The service of the Agamemnon at this time was particularly active and dangerous, and Noble's part in it was very distinguished. On 29 November 1795 he was landed to carry despatches to De Vins, the Austrian general, then encamped above Savona. He was taken prisoner on the way and detained for some months, when he was exchanged. He rejoined the Agamemnon at Genoa about the middle of April 1796. A few days later, 25 April, he was in command of one of the boats sent in to cut out a number of the enemy's store-ships from under the batteries at Loano. While cutting the cable of one of these vessels Noble was struck in the throat by a musket-ball. 'It is with the greatest grief,' Nelson reported, 'I have to mention that Lieutenant James Noble, a most worthy and gallant officer, is, I fear, mortally wounded.' Noble's own account of it is: 'I was completely paralysed, and my coxswain nearly finished me by clapping a "tarnaket," in the shape of a black silk handkerchief, on my throat to stop the loss of blood. Luckily a mate stopped me from strangulation by cutting it with his knife, to the great dismay of the coxswain, who assured him I should bleed to death. The ball was afterwards extracted on the opposite side.'

In June Noble followed Nelson to the Captain, and in July was placed in temporary command of a prize brig fitted out as the Vernon gunboat. In October he rejoined the Captain as Nelson's flag-lieutenant; went with Nelson to the Minerve, was severely wounded in the action with the Sabina on 20 December 1796, and on the eve of the battle of St. Vincent returned with Nelson to the Captain. In the battle he commanded a division of boarders, and, assisted by the boatswain, boarded the San Nicolas by the spritsail-yard. For this service he was promoted to be commander, 27 February 1797. On his return to England he was examined at Surgeons' Hall, and obtained a certificate that 'his wounds from their singularity and the consequences which have attended them are equal in prejudice to the health to loss of limb.' The report was lodged with the privy council, but, 'as a voluntary contribution to the exigencies of the State,' he did not then apply for a pension.
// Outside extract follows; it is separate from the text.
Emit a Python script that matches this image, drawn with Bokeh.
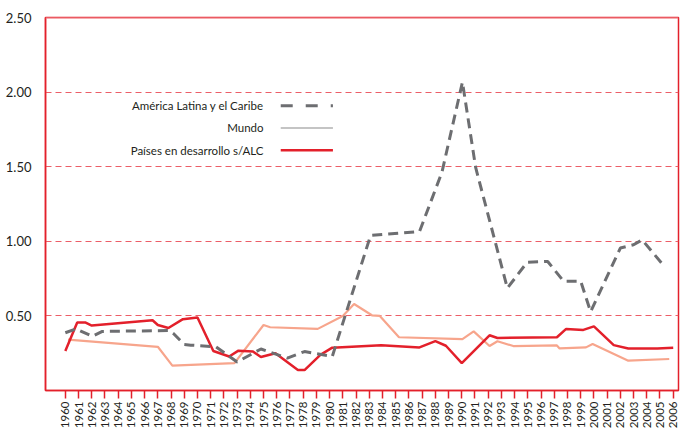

Some years later, when he did apply, he was told that 'their lordships could not reopen claims so long passed where promotion had been received during the interval.' In March 1798 he was appointed to the command of the sea fencibles on the coast of Sussex, and on 29 April 1802 was advanced to post rank. He had no further service, and on 10 January 1837 was promoted to be rear-admiral on the retired list. On 17 August 1840 he was moved on to the active list; and on 9 November 1846 became a vice-admiral. He died in London on 24 October 1851. He was three times married, and left issue.